Perverse Incentives
A perverse incentive is a reward mechanism that encourages counterproductive behavior, generating outcomes that undermine the objectives of the system, organization, or policymakers. These arise when individual rationality exploits structural flaws, metric misalignments, or unintended consequences of rule design.
Core Dynamics
- Misalignment: Agent goals diverge from principal objectives.
- Metric Gaming: Optimization of measured proxies over actual value (Goodhart’s Law).
- Unintended Consequences: Solutions exacerbate the problem (e.g., Cobra Effect).
- Rent-Seeking: Resources directed toward capturing value rather than creating it.
Mechanisms and Examples
- Fee Structures: Volume-based payments incentivize overconsumption or unnecessary interventions (e.g., fee-for-service healthcare, contingency fee law).
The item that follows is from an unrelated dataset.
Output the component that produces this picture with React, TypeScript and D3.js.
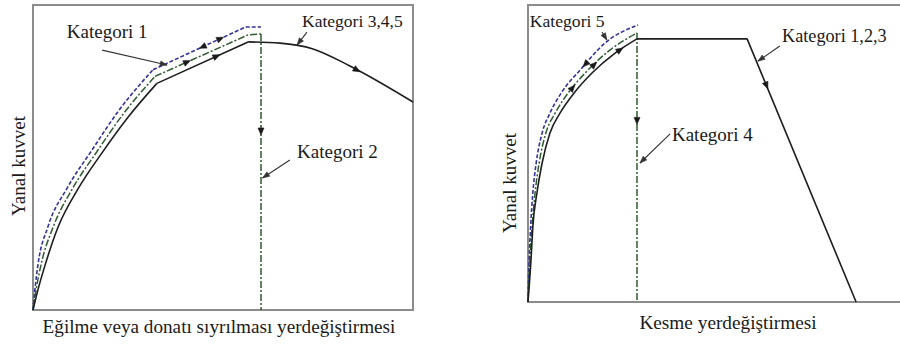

- Performance Targets: Short-term bonuses drive risk-taking or data manipulation to meet quotas (2008 Financial Crisis).
- Regulatory Loopholes: Compliance costs create barriers that incumbents exploit or that encourage innovation in avoidance rather than improvement.
- Social Signaling: Status rewards encourage conspicuous waste or competitive escalation unrelated to utility.
Geopolitics and Conflict
- War Profiteering: Financial gains tied to conflict duration or intensity create incentives to prolong hostilities, manufacture crises, or sabotage diplomatic resolutions.
- Insider Trading on War: Exploitation of non-public intelligence regarding military operations allows actors to bet on conflict outcomes, potentially distorting strategic decision-making and eroding trust in institutions.
- Prediction Market Manipulation: Distortion of probability estimates can influence resource allocation and public perception, creating feedback loops that alter the underlying event.
- Military Corruption: Procurement incentives misaligned with combat effectiveness degrade operational readiness and enable insider exploitation.
- War Profiteering: Insider Trading, Prediction Markets, and Military Corruption
Mitigation Strategies
- Alignment: Restructure rewards to correlate strictly with desired outcomes.
- Redundancy: Use multiple, non-collinear metrics to prevent gaming.
- Transparency: Expose incentive structures to external scrutiny.
- Adaptive Rules: Regularly audit and update systems to close emerging arbitrage opportunities.